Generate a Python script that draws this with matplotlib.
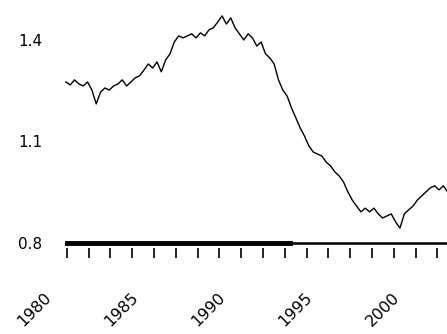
import numpy as np
import matplotlib
matplotlib.use("Agg")
import matplotlib.pyplot as plt
import matplotlib.transforms as mtransforms

# quarterly series
start_year = 1980.75
values = [
    1.276, 1.267, 1.282, 1.270, 1.264, 1.276, 1.252, 1.211, 1.246, 1.258,
    1.252, 1.264, 1.270, 1.282, 1.264, 1.276, 1.288, 1.294, 1.311, 1.329,
    1.317, 1.335, 1.306, 1.341, 1.359, 1.394, 1.412, 1.406, 1.412, 1.418,
    1.406, 1.421, 1.412, 1.430, 1.436, 1.453, 1.471, 1.447, 1.465, 1.436,
    1.418, 1.400, 1.418, 1.406, 1.382, 1.394, 1.359, 1.347, 1.329, 1.282,
    1.252, 1.234, 1.199, 1.170, 1.140, 1.116, 1.087, 1.069, 1.063, 1.057,
    1.039, 1.028, 1.010, 0.998, 0.980, 0.951, 0.927, 0.909, 0.892, 0.903,
    0.892, 0.903, 0.886, 0.874, 0.880, 0.886, 0.862, 0.844, 0.886, 0.898,
    0.909, 0.927, 0.939, 0.951, 0.963, 0.969, 0.957, 0.969, 0.951,
]
years = start_year + 0.25 * np.arange(len(values))

baseline = 0.8
baseline_thick_until = 1993.65

y_ticks = [0.8, 1.1, 1.4]
y_labels = ["0.8", "1.1", "1.4"]
x_labels = ["1980", "1985", "1990", "1995", "2000"]

fig = plt.figure(figsize=(4.47, 3.34), dpi=100)
ax = fig.add_axes([0.145, 0.2275, 0.855, 0.7725])

ax.plot(years, values, color="black", lw=1.0)

xmin, xmax = 1980.69, 2002.71
ax.set_xlim(xmin, xmax)
ax.set_ylim(0.7557, 1.518)

ax.axhline(baseline, color="black", lw=1.8)
ax.axhline(baseline, xmin=0, xmax=(baseline_thick_until - xmin) / (xmax - xmin),
           color="black", lw=3.5)

for s in ax.spines.values():
    s.set_visible(False)

# ticks every ~1.25 years, labels on every fourth
tick_pos = 1980.81 + 1.256 * np.arange(18)
tick_lab = [""] * len(tick_pos)
for i, lab in enumerate(x_labels):
    tick_lab[4 * i] = lab
ax.set_xticks(tick_pos)
ax.set_xticklabels(tick_lab, rotation=45, ha="right", fontsize=11.5)
ax.tick_params(axis="x", direction="in", length=7, width=1.2, pad=23)
offset = mtransforms.ScaledTranslation(-0.13, 0, fig.dpi_scale_trans)
for lbl in ax.get_xticklabels():
    lbl.set_transform(lbl.get_transform() + offset)

ax.set_yticks(y_ticks)
ax.set_yticklabels(y_labels, fontsize=11)
ax.tick_params(axis="y", length=0, pad=16)

fig.savefig("out.png", dpi=100)
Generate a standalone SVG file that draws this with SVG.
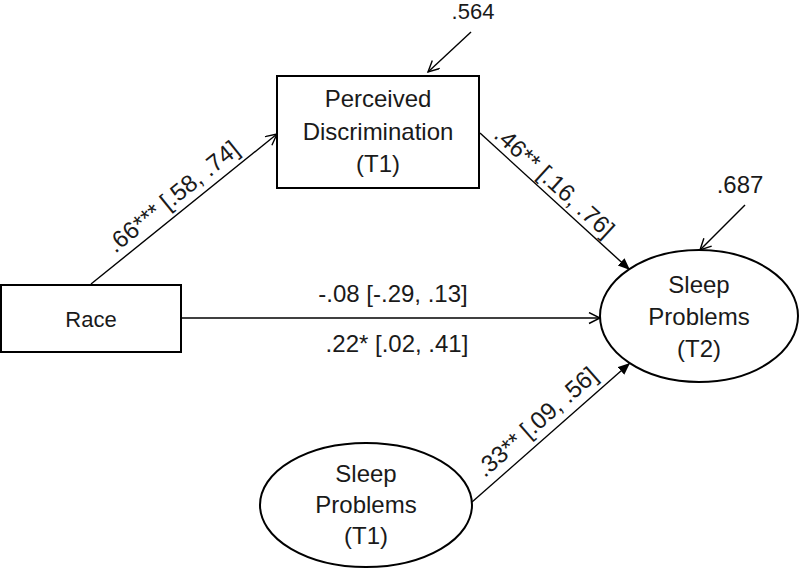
<svg xmlns="http://www.w3.org/2000/svg" width="800" height="568" viewBox="0 0 800 568">
<style>
text{font-family:"Liberation Sans",Arial,sans-serif;fill:#1a1a1a}
.n{font-size:24px;text-anchor:middle}
.l{font-size:24px;text-anchor:middle}
.shape{fill:#fff;stroke:#000;stroke-width:2}
.c{stroke:#000;stroke-width:1.4;fill:none}
</style>
<defs>
<marker id="open" markerWidth="14" markerHeight="14" refX="12" refY="6" orient="auto" markerUnits="userSpaceOnUse">
<path d="M1,0.5 L12,6 L1,11.5" fill="none" stroke="#000" stroke-width="1.4"/>
</marker>
<marker id="fill" markerWidth="14" markerHeight="14" refX="12" refY="5" orient="auto" markerUnits="userSpaceOnUse">
<path d="M0,0 L12,5 L0,10 Z" fill="#000"/>
</marker>
</defs>
<g id="connectors">
<line class="c" x1="91" y1="284" x2="277" y2="134" marker-end="url(#open)"/>
<line class="c" x1="480" y1="133" x2="630" y2="270" marker-end="url(#fill)"/>
<line class="c" x1="181" y1="318" x2="600" y2="318" marker-end="url(#open)"/>
<line class="c" x1="472" y1="502" x2="630" y2="363" marker-end="url(#fill)"/>
<line class="c" x1="471" y1="32" x2="428" y2="72" marker-end="url(#open)"/>
<line class="c" x1="745" y1="205" x2="700" y2="250" marker-end="url(#open)"/>
<text class="l" transform="translate(178,203) rotate(-38.9)">.66*** [.58, .74]</text>
<text class="l" transform="translate(549,188) rotate(42.4)">.46** [.16, .76]</text>
<text class="l" transform="translate(542,428) rotate(-41.3)">.33** [.09, .56]</text>
<text class="l" x="393" y="302">-.08 [-.29, .13]</text>
<text class="l" x="397" y="352">.22* [.02, .41]</text>
<text class="l" x="473" y="19" style="font-size:22px">.564</text>
<text class="l" x="740" y="193">.687</text>
</g>
<g id="race">
<rect class="shape" x="1" y="285" width="180" height="67"/>
<text class="n" x="91" y="327" style="font-size:22px">Race</text>
</g>
<g id="perceived-discrimination">
<rect class="shape" x="277" y="76" width="202" height="112"/>
<text class="n" x="378" y="107">Perceived</text>
<text class="n" x="378" y="140">Discrimination</text>
<text class="n" x="378" y="172">(T1)</text>
</g>
<g id="sleep-t2">
<ellipse class="shape" cx="699" cy="316" rx="99" ry="66"/>
<text class="n" x="699" y="293">Sleep</text>
<text class="n" x="699" y="325">Problems</text>
<text class="n" x="699" y="357">(T2)</text>
</g>
<g id="sleep-t1">
<ellipse class="shape" cx="366" cy="505" rx="106" ry="62"/>
<text class="n" x="366" y="482">Sleep</text>
<text class="n" x="366" y="513">Problems</text>
<text class="n" x="366" y="544">(T1)</text>
</g>
</svg>
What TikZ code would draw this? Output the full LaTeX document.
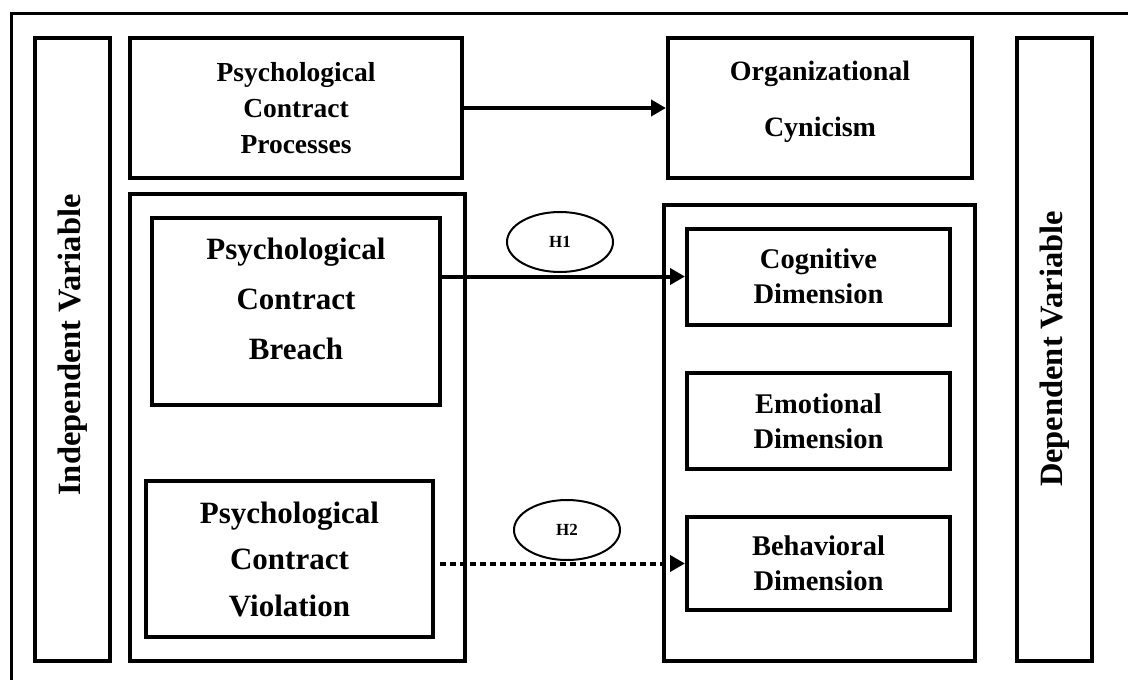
- - -
◆ DIRECTIONS
Print the records above exactly as they stand, but leave out the pictures.

◆ EXERCISE RESULT
Generate a Python script that draws this with matplotlib.
import numpy as np
import matplotlib
matplotlib.use("Agg")
import matplotlib.pyplot as plt
import matplotlib.transforms as mtransforms

# quarterly series
start_year = 1980.75
values = [
    1.276, 1.267, 1.282, 1.270, 1.264, 1.276, 1.252, 1.211, 1.246, 1.258,
    1.252, 1.264, 1.270, 1.282, 1.264, 1.276, 1.288, 1.294, 1.311, 1.329,
    1.317, 1.335, 1.306, 1.341, 1.359, 1.394, 1.412, 1.406, 1.412, 1.418,
    1.406, 1.421, 1.412, 1.430, 1.436, 1.453, 1.471, 1.447, 1.465, 1.436,
    1.418, 1.400, 1.418, 1.406, 1.382, 1.394, 1.359, 1.347, 1.329, 1.282,
    1.252, 1.234, 1.199, 1.170, 1.140, 1.116, 1.087, 1.069, 1.063, 1.057,
    1.039, 1.028, 1.010, 0.998, 0.980, 0.951, 0.927, 0.909, 0.892, 0.903,
    0.892, 0.903, 0.886, 0.874, 0.880, 0.886, 0.862, 0.844, 0.886, 0.898,
    0.909, 0.927, 0.939, 0.951, 0.963, 0.969, 0.957, 0.969, 0.951,
]
years = start_year + 0.25 * np.arange(len(values))

baseline = 0.8
baseline_thick_until = 1993.65

y_ticks = [0.8, 1.1, 1.4]
y_labels = ["0.8", "1.1", "1.4"]
x_labels = ["1980", "1985", "1990", "1995", "2000"]

fig = plt.figure(figsize=(4.47, 3.34), dpi=100)
ax = fig.add_axes([0.145, 0.2275, 0.855, 0.7725])

ax.plot(years, values, color="black", lw=1.0)

xmin, xmax = 1980.69, 2002.71
ax.set_xlim(xmin, xmax)
ax.set_ylim(0.7557, 1.518)

ax.axhline(baseline, color="black", lw=1.8)
ax.axhline(baseline, xmin=0, xmax=(baseline_thick_until - xmin) / (xmax - xmin),
           color="black", lw=3.5)

for s in ax.spines.values():
    s.set_visible(False)

# ticks every ~1.25 years, labels on every fourth
tick_pos = 1980.81 + 1.256 * np.arange(18)
tick_lab = [""] * len(tick_pos)
for i, lab in enumerate(x_labels):
    tick_lab[4 * i] = lab
ax.set_xticks(tick_pos)
ax.set_xticklabels(tick_lab, rotation=45, ha="right", fontsize=11.5)
ax.tick_params(axis="x", direction="in", length=7, width=1.2, pad=23)
offset = mtransforms.ScaledTranslation(-0.13, 0, fig.dpi_scale_trans)
for lbl in ax.get_xticklabels():
    lbl.set_transform(lbl.get_transform() + offset)

ax.set_yticks(y_ticks)
ax.set_yticklabels(y_labels, fontsize=11)
ax.tick_params(axis="y", length=0, pad=16)

fig.savefig("out.png", dpi=100)
Generate a standalone SVG file that draws this with SVG.
<svg xmlns="http://www.w3.org/2000/svg" width="800" height="568" viewBox="0 0 800 568">
<style>
text{font-family:"Liberation Sans",Arial,sans-serif;fill:#1a1a1a}
.n{font-size:24px;text-anchor:middle}
.l{font-size:24px;text-anchor:middle}
.shape{fill:#fff;stroke:#000;stroke-width:2}
.c{stroke:#000;stroke-width:1.4;fill:none}
</style>
<defs>
<marker id="open" markerWidth="14" markerHeight="14" refX="12" refY="6" orient="auto" markerUnits="userSpaceOnUse">
<path d="M1,0.5 L12,6 L1,11.5" fill="none" stroke="#000" stroke-width="1.4"/>
</marker>
<marker id="fill" markerWidth="14" markerHeight="14" refX="12" refY="5" orient="auto" markerUnits="userSpaceOnUse">
<path d="M0,0 L12,5 L0,10 Z" fill="#000"/>
</marker>
</defs>
<g id="connectors">
<line class="c" x1="91" y1="284" x2="277" y2="134" marker-end="url(#open)"/>
<line class="c" x1="480" y1="133" x2="630" y2="270" marker-end="url(#fill)"/>
<line class="c" x1="181" y1="318" x2="600" y2="318" marker-end="url(#open)"/>
<line class="c" x1="472" y1="502" x2="630" y2="363" marker-end="url(#fill)"/>
<line class="c" x1="471" y1="32" x2="428" y2="72" marker-end="url(#open)"/>
<line class="c" x1="745" y1="205" x2="700" y2="250" marker-end="url(#open)"/>
<text class="l" transform="translate(178,203) rotate(-38.9)">.66*** [.58, .74]</text>
<text class="l" transform="translate(549,188) rotate(42.4)">.46** [.16, .76]</text>
<text class="l" transform="translate(542,428) rotate(-41.3)">.33** [.09, .56]</text>
<text class="l" x="393" y="302">-.08 [-.29, .13]</text>
<text class="l" x="397" y="352">.22* [.02, .41]</text>
<text class="l" x="473" y="19" style="font-size:22px">.564</text>
<text class="l" x="740" y="193">.687</text>
</g>
<g id="race">
<rect class="shape" x="1" y="285" width="180" height="67"/>
<text class="n" x="91" y="327" style="font-size:22px">Race</text>
</g>
<g id="perceived-discrimination">
<rect class="shape" x="277" y="76" width="202" height="112"/>
<text class="n" x="378" y="107">Perceived</text>
<text class="n" x="378" y="140">Discrimination</text>
<text class="n" x="378" y="172">(T1)</text>
</g>
<g id="sleep-t2">
<ellipse class="shape" cx="699" cy="316" rx="99" ry="66"/>
<text class="n" x="699" y="293">Sleep</text>
<text class="n" x="699" y="325">Problems</text>
<text class="n" x="699" y="357">(T2)</text>
</g>
<g id="sleep-t1">
<ellipse class="shape" cx="366" cy="505" rx="106" ry="62"/>
<text class="n" x="366" y="482">Sleep</text>
<text class="n" x="366" y="513">Problems</text>
<text class="n" x="366" y="544">(T1)</text>
</g>
</svg>
What TikZ code would draw this? Output the full LaTeX document.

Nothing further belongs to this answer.